For all variability cases, variations to the algorithms of Table 1-specifically, altering albedo and atmospheric shortwave absorption in dependence on surface temperature-leave the described results unchanged (details not shown).

Conclusion: The Charney Report variabilities, i.e., insolation and CO₂ concentration change, can be reproduced within the energy budget. Equilibrium requires TOA longwave emittance to change with absorbed shortwave irradiation in case of insolation change, and TOA longwave emittance to remain constant in case of absorber change (e.g., of CO₂ concentration). Already inferring from case 1, emissivity is decreasing with insolation increase and entailed surface temperature increase. This indicates that water vapor is predominantly regulating emissivity in response to temperature-with two characteristics acting in concert, water vapor as the major longwave absorber and its concentration relatively strongly dependent on temperature.

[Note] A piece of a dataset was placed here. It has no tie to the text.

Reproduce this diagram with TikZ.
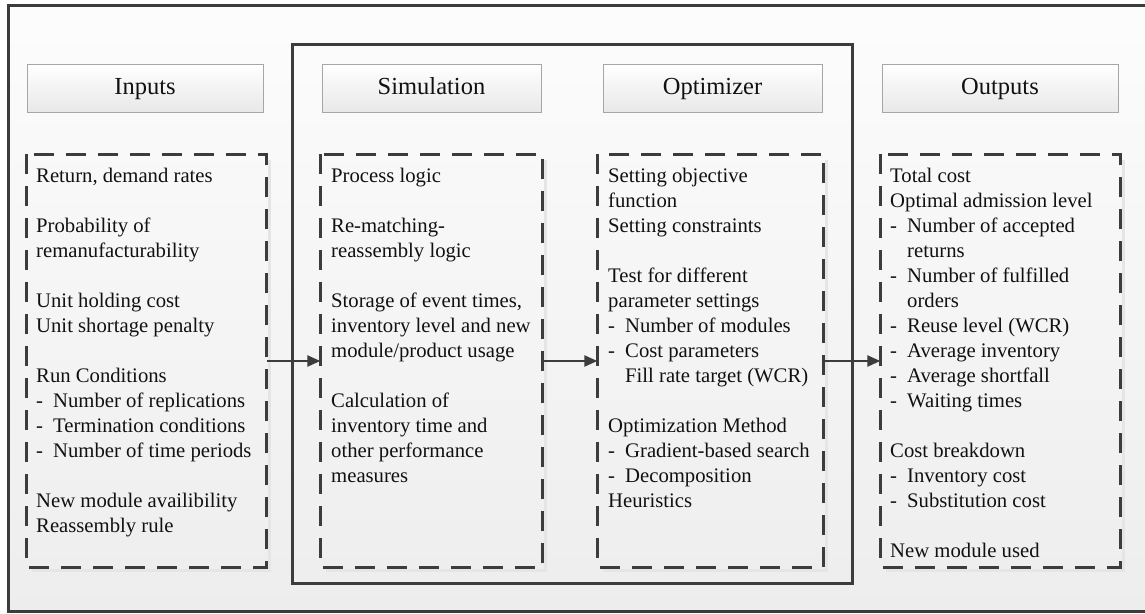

Planetary emissivity from the variability studies

In view of all variability cases, the planetary emissivity (ε_p) appears to linearly correlate with the surface temperature (T_s) as summarized in Figure 1, the relationship for the energy-balanced cases represented by T_s=(-161∙ ε_p+386) K within ± 2% deviation from the energy budget values. The zonal conditions (orange diamonds, dotted line) exhibit energy flux imbalances, while balance is given in all other cases. The linear relationship appears independent of the driving force (atmospheric longwave absorption and insolation examined here) and applies to a wide range of climate conditions (between-10 and +20°C from today’s temperature). The relationship is comprehended as an intrinsic property of the energy balancing mechanisms, largely originating from the atmospheric water vapor which is temperature-dependent in amount, itself significantly determining the surface temperature, and leaving the emittance to space rather slowly varying. Also, clear-sky measurements reveal a linear relationship between Outgoing Longwave Radiation (OLR) and near-surface temperature [6]. This is consistent with the present linear emissivity-temperature relationship if clouds contribute positively to OLR at cold and negatively at warm surface temperatures, of the order +25 and -55 W/m² at 200 and 300 K, respectively. This translates to a cloud feedback parameter of 0.8 W/m²/K.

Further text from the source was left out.